- [Given exercise] Output the first line of the listing and each line after it, up to and including the line that contains "import numpy as np", exactly as written, minus the pictures.

══ Information shown ══

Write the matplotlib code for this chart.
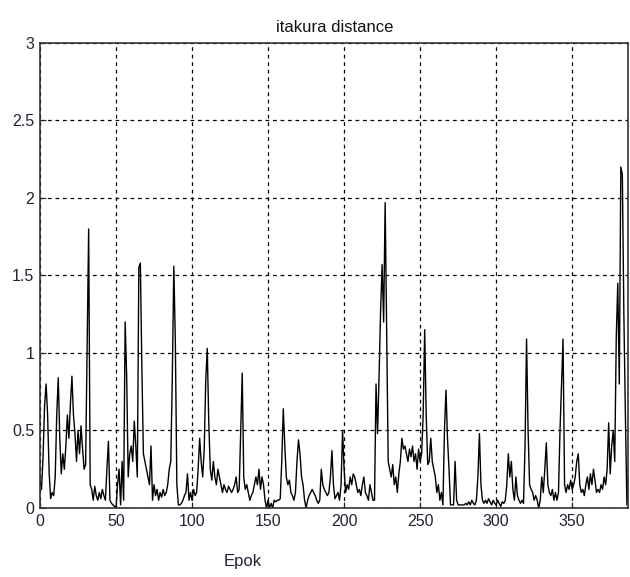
import matplotlib
matplotlib.use("Agg")
import matplotlib.pyplot as plt
import numpy as np

# itakura distance per epoch
dist = [
    0.18, 0.12, 0.33, 0.66, 0.80, 0.60, 0.23, 0.06, 0.10, 0.08,
    0.20, 0.60, 0.84, 0.45, 0.22, 0.35, 0.25, 0.40, 0.60, 0.45,
    0.67, 0.85, 0.60, 0.48, 0.30, 0.50, 0.35, 0.53, 0.38, 0.25,
    0.28, 1.05, 1.80, 0.15, 0.12, 0.05, 0.14, 0.08, 0.05, 0.10,
    0.06, 0.12, 0.08, 0.05, 0.25, 0.43, 0.05, 0.03, 0.02, 0.01,
    0.00, 0.15, 0.25, 0.02, 0.30, 0.05, 1.20, 0.85, 0.20, 0.35,
    0.40, 0.30, 0.56, 0.40, 0.20, 1.55, 1.58, 0.90, 0.35, 0.30,
    0.25, 0.20, 0.15, 0.40, 0.05, 0.15, 0.08, 0.12, 0.05, 0.10,
    0.07, 0.12, 0.08, 0.10, 0.15, 0.25, 0.30, 0.83, 1.56, 1.08,
    0.15, 0.02, 0.02, 0.03, 0.05, 0.08, 0.10, 0.22, 0.05, 0.10,
    0.05, 0.12, 0.08, 0.10, 0.25, 0.45, 0.30, 0.20, 0.38, 0.82,
    1.03, 0.55, 0.25, 0.18, 0.30, 0.20, 0.15, 0.25, 0.20, 0.15,
    0.10, 0.15, 0.12, 0.10, 0.14, 0.12, 0.10, 0.12, 0.15, 0.20,
    0.10, 0.12, 0.50, 0.87, 0.20, 0.12, 0.15, 0.10, 0.05, 0.08,
    0.10, 0.15, 0.20, 0.15, 0.25, 0.12, 0.20, 0.15, 0.05, 0.00,
    0.05, 0.00, 0.03, 0.00, 0.05, 0.04, 0.05, 0.05, 0.06, 0.30,
    0.64, 0.40, 0.20, 0.15, 0.18, 0.10, 0.08, 0.05, 0.10, 0.30,
    0.44, 0.35, 0.20, 0.15, 0.05, 0.00, 0.05, 0.08, 0.10, 0.12,
    0.10, 0.08, 0.05, 0.03, 0.05, 0.25, 0.15, 0.12, 0.10, 0.08,
    0.10, 0.20, 0.37, 0.15, 0.06, 0.08, 0.10, 0.05, 0.15, 0.50,
    0.25, 0.10, 0.15, 0.12, 0.20, 0.15, 0.22, 0.20, 0.15, 0.10,
    0.12, 0.08, 0.15, 0.20, 0.10, 0.08, 0.05, 0.15, 0.10, 0.05,
    0.05, 0.80, 0.48, 0.85, 1.27, 1.57, 1.20, 1.97, 1.15, 0.30,
    0.25, 0.20, 0.28, 0.15, 0.20, 0.10, 0.22, 0.30, 0.45, 0.38,
    0.40, 0.35, 0.30, 0.38, 0.33, 0.40, 0.30, 0.35, 0.25, 0.38,
    0.30, 0.35, 0.60, 1.15, 0.60, 0.28, 0.30, 0.45, 0.30, 0.25,
    0.20, 0.10, 0.15, 0.05, 0.10, 0.02, 0.50, 0.76, 0.45, 0.25,
    0.02, 0.02, 0.02, 0.30, 0.05, 0.02, 0.02, 0.02, 0.02, 0.02,
    0.03, 0.02, 0.04, 0.02, 0.05, 0.03, 0.02, 0.05, 0.20, 0.48,
    0.15, 0.05, 0.03, 0.05, 0.03, 0.06, 0.04, 0.02, 0.05, 0.03,
    0.02, 0.05, 0.03, 0.01, 0.04, 0.03, 0.05, 0.15, 0.35, 0.20,
    0.30, 0.12, 0.05, 0.20, 0.08, 0.05, 0.03, 0.05, 0.03, 0.40,
    1.09, 0.50, 0.15, 0.12, 0.10, 0.05, 0.08, 0.05, 0.00, 0.05,
    0.20, 0.10, 0.25, 0.42, 0.15, 0.10, 0.08, 0.12, 0.05, 0.10,
    0.05, 0.10, 0.50, 0.80, 1.09, 0.15, 0.10, 0.15, 0.12, 0.18,
    0.12, 0.15, 0.20, 0.30, 0.35, 0.15, 0.10, 0.12, 0.08, 0.15,
    0.20, 0.12, 0.22, 0.15, 0.25, 0.18, 0.10, 0.12, 0.10, 0.15,
    0.12, 0.20, 0.15, 0.25, 0.55, 0.22, 0.40, 0.50, 0.30, 1.10,
    1.45, 0.80, 2.20, 2.15, 1.25, 0.60, 0.02, 0.25,
]
epoch = np.arange(len(dist))

xticks = [0, 50, 100, 150, 200, 250, 300, 350]
yticks = [0, 0.5, 1, 1.5, 2, 2.5, 3]
ytick_labels = ["0", "0.5", "1", "1.5", "2", "2.5", "3"]

plt.rcParams['font.family'] = ['Liberation Sans', 'DejaVu Sans']

fig = plt.figure(figsize=(6.3, 5.77), dpi=100)
ax = fig.add_axes([0.0635, 0.1196, 0.934, 0.806])

ax.plot(epoch, dist, color='k', linewidth=1.0)

ax.set_xlim(0, len(dist) - 1)
ax.set_ylim(0, 3)
ax.set_xticks(xticks)
ax.set_yticks(yticks)
ax.set_yticklabels(ytick_labels)
ax.tick_params(direction='in', length=4, labelsize=11.5, colors='#222233', pad=4)
ax.grid(True, color='k', linestyle=(0, (3, 3)), linewidth=0.9)
for s in ax.spines.values():
    s.set_color('#333333')
    s.set_linewidth(1.2)

ax.set_title("itakura distance", fontsize=12, pad=8, color='#111111')
fig.text(0.385, 0.026, "Epok", fontsize=12, ha='center', va='center', color='#222233')

fig.savefig("out.png", dpi=100)
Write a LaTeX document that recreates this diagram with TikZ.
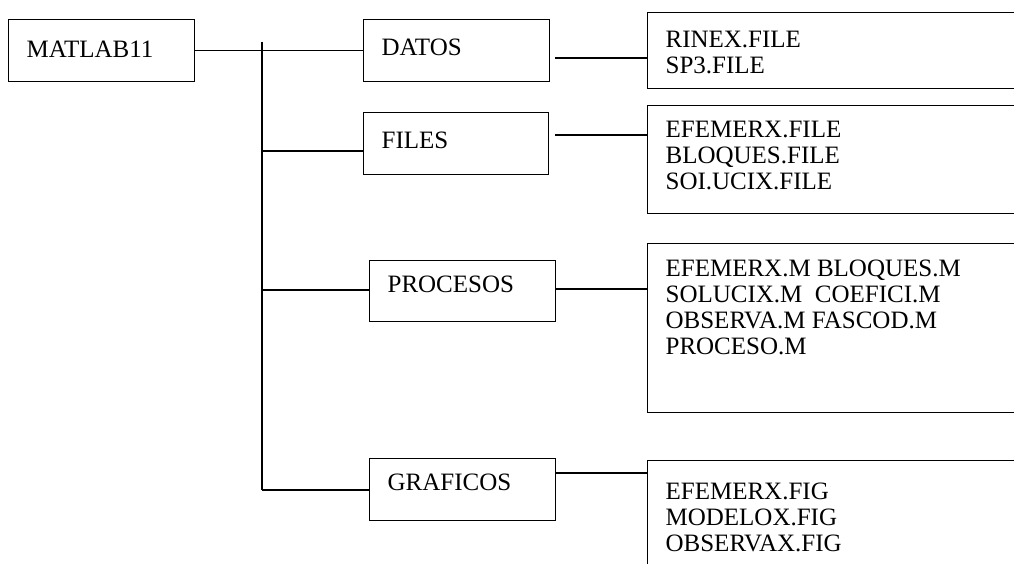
\documentclass[tikz,border=0pt]{standalone}
\usepackage{fontspec}
\setmainfont{Liberation Serif}
\begin{document}
\begin{tikzpicture}[
    x=1pt, y=-1pt,
    line width=1.2pt,
    every node/.style={font=\fontsize{25}{26}\selectfont},
    box/.style={draw, inner sep=0pt, anchor=north west,
                minimum width=186pt, minimum height=62pt},
    filebox/.style={box, minimum width=420pt},
    boxtext/.style={anchor=north west, inner sep=0pt, align=left,
                    xshift=18pt, yshift=-15pt}
]
\useasboundingbox (0,0) rectangle (1014,564);
\clip (0,0) rectangle (1014,564);

% --- ROOT ---
\node[box, label={[boxtext, yshift=-6pt]north west:MATLAB11}] (matlab) at (8,19) {};

% --- FOLDERS ---
\node[box, label={[boxtext, yshift=-4pt]north west:DATOS}] (datos) at (363,19) {};
\node[box, minimum width=185pt, label={[boxtext, yshift=-4pt]north west:FILES}] (files) at (363,112) {};
\node[box, minimum height=61pt, label={[boxtext]north west:PROCESOS}] (procesos) at (369,260) {};
\node[box, label={[boxtext]north west:GRAFICOS}] (graficos) at (369,458) {};

% --- CONTENTS ---
\node[filebox, minimum height=76pt,
      label={[boxtext, yshift=-4pt]north west:{RINEX.FILE\\SP3.FILE}}] (datosfiles) at (647,12) {};
\node[filebox, minimum height=108pt,
      label={[boxtext, yshift=-1pt]north west:{EFEMERX.FILE\\BLOQUES.FILE\\SOI.UCIX.FILE}}] (filesfiles) at (647,105) {};
\node[filebox, minimum height=169pt,
      label={[boxtext, yshift=-1pt]north west:{EFEMERX.M BLOQUES.M\\SOLUCIX.M\ \ COEFICI.M\\OBSERVA.M FASCOD.M\\PROCESO.M}}] (procesosfiles) at (647,243) {};
\node[filebox, minimum height=200pt,
      label={[boxtext, yshift=-7pt]north west:{EFEMERX.FIG\\MODELOX.FIG\\OBSERVAX.FIG}}] (graficosfiles) at (647,460) {};

% trunk
\coordinate (trunktop) at (262,42);
\coordinate (jfiles) at (262,151);
\coordinate (jprocesos) at (262,290);
\coordinate (jgraficos) at (262,490);
\draw (trunktop) -- (jgraficos);
\draw (matlab.east) -- (datos.west);
\draw (jfiles) -- (jfiles -| files.west);
\draw (jprocesos) -- (jprocesos -| procesos.west);
\draw (jgraficos) -- (jgraficos -| graficos.west);

% OUT
\coordinate (odatos) at (555,58);
\coordinate (ofiles) at (555,135);
\coordinate (oprocesos) at (555,289);
\coordinate (ograficos) at (555,473);
\draw (odatos) -- (odatos -| datosfiles.west);
\draw (ofiles) -- (ofiles -| filesfiles.west);
\draw (oprocesos) -- (oprocesos -| procesosfiles.west);
\draw (ograficos) -- (ograficos -| graficosfiles.west);

\end{tikzpicture}
\end{document}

═══

- [Written answer]
Write the matplotlib code for this chart.
import matplotlib
matplotlib.use("Agg")
import matplotlib.pyplot as plt
import numpy as np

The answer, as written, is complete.